Phakisa opportunity to reset mining dialogue

14th October 2015 By: Martin Creamer - Creamer Media Editor

Phakisa opportunity to reset mining dialogue

Gold Fields chairperson Cheryl Carolus
Photo by: Duane Daws

JOHANNESBURG (miningweekly.com) – The upcoming government-led mining Phakisa represented a new opportunity to reset the dialogue for arrival at solutions to the many problems plaguing South Africa’s mining industry, the Joburg Indaba heard on Wednesday.

“If we engage properly, we can make a real difference,” was Credit Suisse South Africa chairperson Rick Menell’s summing up of comments on Phakisa, or Hurry Up, made by a panel that included AngloGold Ashanti chairperson Sipho Pityana, De Beers Consolidated Mines chairperson Barend Petersen, Gold Fields chairperson Cheryl Carolus, and University of Pretoria vice-chancellor Professor Cheryl de la Rey.

Comments centred on Phakisa being a new chance for the demonstration of leadership at a difficult time during which there was a need to take short-term medicine.

“I hope Phakisa will be sufficiently comprehensive to lift us out of this crisis,” Pityana told the conference, which is being attended over two days by Creamer Media’s Mining Weekly Online.

From 50% of the world mining market by any measure, South African mining was now down to 4% of the world market, with few greenfield mines being developed and going into Africa difficult.

The industry was now facing the need to modernise and at the same time deal with its legacies.

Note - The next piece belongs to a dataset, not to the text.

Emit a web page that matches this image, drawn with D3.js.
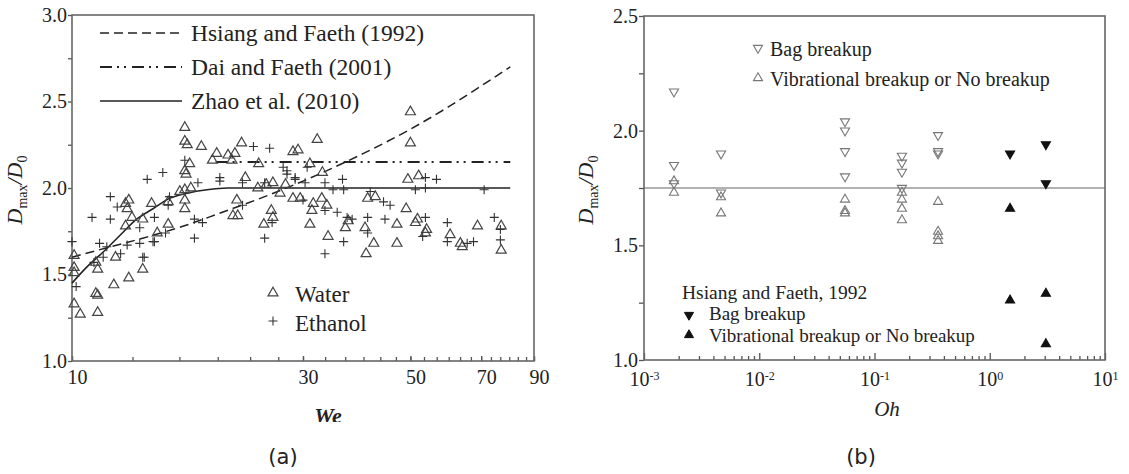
<!DOCTYPE html>
<html lang="en">
<head>
  <meta charset="UTF-8">
  <title>Dmax/D0 against We and Oh</title>
  <style>
    body { margin: 0; background: #fff; }
    svg { display: block; }
    svg text { font-family: "Liberation Serif", "Times New Roman", Times, serif !important; fill: #222; }
    svg text.caption { font-family: "DejaVu Sans", Verdana, sans-serif !important; }
    .frame { fill: none; stroke: #666; stroke-width: 1.6; }
    .tick line { stroke: #555; stroke-width: 1.3; }
  </style>
</head>
<body>
  <svg id="chart" width="1129" height="474"></svg>

  <script src="https://cdn.jsdelivr.net/npm/d3@7"></script>
  <script>
    // ---- panel (a) data: [We, Dmax/D0]
    const water = [
      [10.1,1.61],[10.1,1.54],[10.1,1.51],[10.1,1.33],[10.4,1.27],[11.2,1.57],[11.3,1.53],[11.2,1.39],
      [11.3,1.38],[11.3,1.28],[12.3,1.60],[12.2,1.44],[12.9,1.91],[13.1,1.93],[13.0,1.88],[12.9,1.78],
      [13.3,1.83],[13.1,1.48],[14.0,1.82],[14.0,1.53],[14.6,1.91],[15.0,1.74],[15.8,1.92],[15.8,1.79],
      [16.7,1.98],[17.1,1.99],[17.1,1.93],[17.1,1.88],[17.1,2.35],[17.1,2.27],[17.3,2.25],[17.1,2.10],
      [17.2,2.08],[17.5,2.14],[17.6,2.00],[18.5,2.24],[19.5,2.16],[19.9,2.20],[21.0,2.19],[21.4,2.16],
      [21.7,2.20],[22.4,2.26],[22.8,2.06],[21.9,1.93],[21.5,1.84],[22.0,1.84],[24.3,2.14],[24.2,2.00],
      [25.2,2.02],[26.0,2.03],[26.9,1.97],[27.6,2.02],[25.8,1.87],[26.0,1.83],[24.9,1.79],[28.6,2.21],
      [29.3,2.22],[29.6,1.94],[28.6,1.94],[31.0,2.14],[32.1,2.28],[32.9,2.09],[32.8,1.94],[31.5,1.91],
      [31.3,1.87],[33.6,1.90],[31.0,1.79],[33.8,1.72],[37.2,1.81],[36.7,1.77],[40.8,1.94],[42.3,1.95],
      [40.3,1.77],[42.0,1.68],[40.5,1.62],[46.9,1.79],[46.9,1.68],[49.0,1.88],[50.0,2.44],[50.0,2.26],
      [49.4,2.05],[52.0,2.07],[51.2,1.80],[54.0,1.76],[53.7,1.74],[60.4,1.73],[63.4,1.68],[64.0,1.66],
      [68.8,1.78],[77.0,1.78],[77.0,1.64],[51.7,1.82]
    ];
    const ethanol = [
      [10.0,1.69],[10.2,1.43],[11.0,1.83],[11.1,1.57],[11.4,1.68],[11.8,1.66],[11.6,1.60],[12.0,1.95],
      [12.4,1.89],[12.0,1.82],[13.0,1.67],[13.8,1.77],[13.8,1.68],[14.0,1.60],[14.3,2.05],[14.8,1.83],
      [14.8,1.69],[15.4,2.09],[15.6,1.74],[15.8,1.90],[15.9,1.95],[17.1,2.16],[17.9,1.71],[17.9,1.82],
      [18.2,2.03],[18.6,1.80],[20.2,2.06],[20.2,2.04],[22.5,2.03],[22.5,1.90],[23.7,2.24],[25.6,2.23],
      [25.0,2.03],[25.9,1.80],[25.0,1.71],[27.8,2.10],[27.8,2.08],[28.9,2.06],[28.9,2.05],[30.6,2.12],
      [30.3,2.03],[30.0,1.93],[33.3,2.03],[36.2,2.05],[36.4,1.99],[34.6,1.99],[33.3,1.87],[35.3,1.86],
      [37.0,1.83],[37.9,1.82],[41.3,1.98],[44.0,1.92],[45.4,1.90],[40.8,1.83],[44.3,1.82],[40.8,1.74],
      [36.4,1.69],[33.3,1.62],[51.2,1.99],[53.7,2.06],[56.6,2.05],[53.7,2.00],[53.7,1.83],[53.0,1.72],
      [59.6,1.80],[59.6,1.69],[65.5,1.68],[67.5,1.69],[71.0,1.99],[74.5,1.83],[76.7,1.76],[76.7,1.70],
      [27.3,2.12],[14.1,1.60],[14.7,1.69],[12.6,1.62]
    ];
    const hsiangCurve = [[10,1.60],[12,1.66],[14,1.71],[17,1.78],[20,1.85],[25,1.95],[30,2.04],
      [40,2.20],[50,2.34],[60,2.47],[70,2.59],[80.4,2.70]];
    const daiCurve = [[19.8,2.15],[80.4,2.15]];
    const zhaoCurve = [[10,1.45],[10.7,1.54],[11.6,1.63],[12.6,1.73],[13.6,1.82],[14.7,1.88],
      [15.9,1.94],[17.3,1.97],[19,1.99],[21,2.0],[30,2.0],[80.4,2.0]];
    const weTicks = [10, 30, 50, 70, 90];
    const dTicksA = [1.0, 1.5, 2.0, 2.5, 3.0];
    const curveNames = ["Hsiang and Faeth (1992)", "Dai and Faeth (2001)", "Zhao et al. (2010)"];

    // ---- panel (b) data: [Oh, Dmax/D0]
    const bagOpen = [[1.82e-3,2.17],[1.82e-3,1.85],[1.82e-3,1.77],[4.66e-3,1.90],[4.66e-3,1.73],
      [0.0555,2.04],[0.0555,2.00],[0.0555,1.91],[0.0555,1.80],[0.173,1.89],[0.173,1.86],[0.173,1.82],
      [0.173,1.75],[0.356,1.98],[0.356,1.91],[0.356,1.90]];
    const vibOpen = [[1.82e-3,1.78],[1.82e-3,1.73],[4.66e-3,1.71],[4.66e-3,1.64],[0.0555,1.70],
      [0.0555,1.65],[0.0555,1.64],[0.173,1.73],[0.173,1.70],[0.173,1.66],[0.173,1.61],[0.356,1.69],
      [0.356,1.56],[0.356,1.54],[0.356,1.52]];
    const bagHF = [[1.5,1.90],[3.07,1.94],[3.07,1.77]];
    const vibHF = [[1.5,1.66],[1.5,1.26],[3.07,1.29],[3.07,1.07]];
    const ohTicks = [1e-3, 1e-2, 1e-1, 1e0, 1e1];
    const dTicksB = [1.0, 1.5, 2.0, 2.5];
    const refLevel = 1.75;

    const svg = d3.select("#chart");
    const tri = d3.symbol(d3.symbolTriangle, 43)();
    const triB = d3.symbol(d3.symbolTriangle, 36)();
    const plus = "M-4.5,0H4.5M0,-4.5V4.5";

    // y label D_max/D_0, rotated
    function dLabel(g, x, y) {
      const t = g.append("text")
        .attr("transform", `translate(${x},${y}) rotate(-90)`)
        .attr("text-anchor", "middle")
        .style("font-size", "22px").style("font-style", "italic");
      t.append("tspan").text("D");
      t.append("tspan").attr("dy", 5).style("font-size", "14px").style("font-style", "normal").text("max");
      t.append("tspan").attr("dy", -5).text("/D");
      t.append("tspan").attr("dy", 5).style("font-size", "14px").style("font-style", "normal").text("0");
    }

    // ================= panel (a)
    const a = svg.append("g");
    const xA = d3.scaleLog().domain([10, 90]).range([72, 534]);
    const yA = d3.scaleLinear().domain([1, 3]).range([361, 15]);

    a.append("g").attr("transform", "translate(0,361)")
      .call(d3.axisBottom(xA).tickValues(d3.range(10, 90.1, 10 / 3)).tickSize(-4).tickFormat(""))
      .call(g => g.select(".domain").remove());
    a.append("g").attr("transform", "translate(0,361)")
      .call(d3.axisBottom(xA).tickValues(weTicks).tickSize(-5).tickPadding(9).tickFormat(d3.format("d")))
      .call(g => g.select(".domain").remove())
      .call(g => g.selectAll("text").attr("dx", 5).style("font-size", "20px"));
    a.append("g").attr("transform", "translate(72,0)")
      .call(d3.axisLeft(yA).tickValues([1.25, 1.75, 2.25, 2.75]).tickSize(4).tickFormat(""))
      .call(g => g.select(".domain").remove());
    a.append("g").attr("transform", "translate(72,0)")
      .call(d3.axisLeft(yA).tickValues(dTicksA).tickSize(4).tickPadding(1).tickFormat(d3.format(".1f")))
      .call(g => g.select(".domain").remove())
      .call(g => g.selectAll("text").style("font-size", "20px"));
    a.append("rect").attr("class", "frame")
      .attr("x", 72).attr("y", 15).attr("width", 462).attr("height", 346);

    const lineA = d3.line().x(d => xA(d[0])).y(d => yA(d[1])).curve(d3.curveMonotoneX);
    const styles = [
      { dash: "9,5", w: 1.5 },
      { dash: "12,5,2,5,2,6", w: 2 },
      { dash: null, w: 1.6 }
    ];
    [hsiangCurve, daiCurve, zhaoCurve].forEach((c, i) => {
      a.append("path").datum(c).attr("d", lineA)
        .attr("fill", "none").attr("stroke", "#222")
        .attr("stroke-width", styles[i].w).attr("stroke-dasharray", styles[i].dash);
    });

    a.append("g").selectAll("path").data(water).join("path")
      .attr("d", tri).attr("transform", d => `translate(${xA(d[0])},${yA(d[1])})`)
      .attr("fill", "none").attr("stroke", "#444").attr("stroke-width", 1.2);
    a.append("g").selectAll("path").data(ethanol).join("path")
      .attr("d", plus).attr("transform", d => `translate(${xA(d[0])},${yA(d[1])})`)
      .attr("stroke", "#333").attr("stroke-width", 1.1);

    // curve legend
    curveNames.forEach((name, i) => {
      const y = 33 + i * 34;
      a.append("line").attr("x1", 100).attr("x2", 182).attr("y1", y).attr("y2", y)
        .attr("stroke", "#222").attr("stroke-width", styles[i].w).attr("stroke-dasharray", styles[i].dash);
      a.append("text").attr("x", 191).attr("y", y + 8).style("font-size", "23.5px").text(name);
    });
    // marker legend
    a.append("path").attr("d", tri).attr("transform", "translate(273,293)")
      .attr("fill", "none").attr("stroke", "#444").attr("stroke-width", 1.2);
    a.append("path").attr("d", plus).attr("transform", "translate(273,321)")
      .attr("stroke", "#333").attr("stroke-width", 1.1);
    a.append("text").attr("x", 295).attr("y", 302).style("font-size", "23px").text("Water");
    a.append("text").attr("x", 295).attr("y", 331).style("font-size", "23px").text("Ethanol");

    dLabel(a, 22, 190);
    a.append("clipPath").attr("id", "weclip").append("rect")
      .attr("x", 280).attr("y", 395).attr("width", 100).attr("height", 27);
    a.append("text").attr("clip-path", "url(#weclip)")
      .attr("x", 328).attr("y", 423).attr("text-anchor", "middle")
      .style("font-size", "22px").style("font-style", "italic").style("font-weight", "bold").text("We");
    a.append("text").attr("class", "caption").attr("x", 283).attr("y", 464)
      .attr("text-anchor", "middle").style("font-size", "21px").text("(a)");

    // ================= panel (b)
    const b = svg.append("g");
    const xB = d3.scaleLog().domain([1e-3, 10]).range([644, 1105]);
    const yB = d3.scaleLinear().domain([1, 2.5]).range([360, 16]);

    const ohMinor = [];
    [1e-3, 1e-2, 1e-1, 1].forEach(dec => d3.range(2, 10).forEach(k => ohMinor.push(dec * k)));
    b.append("g").attr("transform", "translate(0,360)")
      .call(d3.axisBottom(xB).tickValues(ohMinor).tickSize(-4).tickFormat(""))
      .call(g => g.select(".domain").remove());
    b.append("g").attr("transform", "translate(0,360)")
      .call(d3.axisBottom(xB).tickValues(ohTicks).tickSize(-7).tickPadding(12).tickFormat(""))
      .call(g => g.select(".domain").remove())
      .call(g => {
        const t = g.selectAll("text").style("font-size", "20px");
        t.append("tspan").text("10");
        t.append("tspan").attr("dy", "-0.55em").style("font-size", "12px")
          .text(d => Math.round(Math.log10(d)));
      });
    b.append("g").attr("transform", "translate(644,0)")
      .call(d3.axisLeft(yB).tickValues([1.25, 1.75, 2.25]).tickSize(5).tickFormat(""))
      .call(g => g.select(".domain").remove());
    b.append("g").attr("transform", "translate(644,0)")
      .call(d3.axisLeft(yB).tickValues(dTicksB).tickSize(5).tickPadding(1).tickFormat(d3.format(".1f")))
      .call(g => g.select(".domain").remove())
      .call(g => g.selectAll("text").style("font-size", "20px"));

    b.append("line").attr("x1", 644).attr("x2", 1105)
      .attr("y1", yB(refLevel)).attr("y2", yB(refLevel))
      .attr("stroke", "#999").attr("stroke-width", 1.3);
    b.append("rect").attr("class", "frame")
      .attr("x", 644).attr("y", 16).attr("width", 461).attr("height", 344);

    function marks(data, down, filled) {
      b.append("g").selectAll("path").data(data).join("path")
        .attr("d", triB)
        .attr("transform", d => `translate(${xB(d[0])},${yB(d[1])})` + (down ? " rotate(180)" : ""))
        .attr("fill", filled ? "#111" : "none")
        .attr("stroke", filled ? "#111" : "#777").attr("stroke-width", 1.1);
    }
    marks(bagOpen, true, false);
    marks(vibOpen, false, false);
    marks(bagHF, true, true);
    marks(vibHF, false, true);

    // legends
    const legTop = [["Bag breakup", true, 48, 56], ["Vibrational breakup or No breakup", false, 78, 86]];
    legTop.forEach(([name, down, my, ty]) => {
      b.append("path").attr("d", triB)
        .attr("transform", `translate(758,${my})` + (down ? " rotate(180)" : ""))
        .attr("fill", "none").attr("stroke", "#777").attr("stroke-width", 1.1);
      b.append("text").attr("x", 770).attr("y", ty).style("font-size", "20px").text(name);
    });
    b.append("text").attr("x", 682).attr("y", 299).style("font-size", "19.5px").text("Hsiang and Faeth, 1992");
    const legBot = [["Bag breakup", true, 315, 320], ["Vibrational breakup or No breakup", false, 335, 342]];
    legBot.forEach(([name, down, my, ty]) => {
      b.append("path").attr("d", triB)
        .attr("transform", `translate(689,${my})` + (down ? " rotate(180)" : ""))
        .attr("fill", "#111").attr("stroke", "#111");
      b.append("text").attr("x", 709).attr("y", ty).style("font-size", "19px").text(name);
    });

    dLabel(b, 593, 190);
    b.append("text").attr("x", 887).attr("y", 416).attr("text-anchor", "middle")
      .style("font-size", "21px").style("font-style", "italic").text("Oh");
    b.append("text").attr("class", "caption").attr("x", 861).attr("y", 464)
      .attr("text-anchor", "middle").style("font-size", "21px").text("(b)");
  </script>
</body>
</html>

“Mining must be made attractive to international capital because domestic capital is insufficient and we must have a permissive regulatory framework given that we are in a bear market,” said Pityana, who added that the approach of engaging in collective bargaining every two years was outmoded and a framework of taking gain in good times and pain in bad times was needed to deal with the ongoing labour disruptions.

“If we cannot find a win-win to be gained by labour and business, the asset value of our mining industry will dwindle to a point where companies worth billions of dollars will only be worth millions of dollars,” warned Menell, who added that the industry also needed to accept that it was the custodian of the future of the mining industry and not the government.

Petersen urged the industry to guard against solutions based on shallow analysis and Pityana expressed the hope that the Davis Committee on Tax would not kill the goose that laid the golden eggs.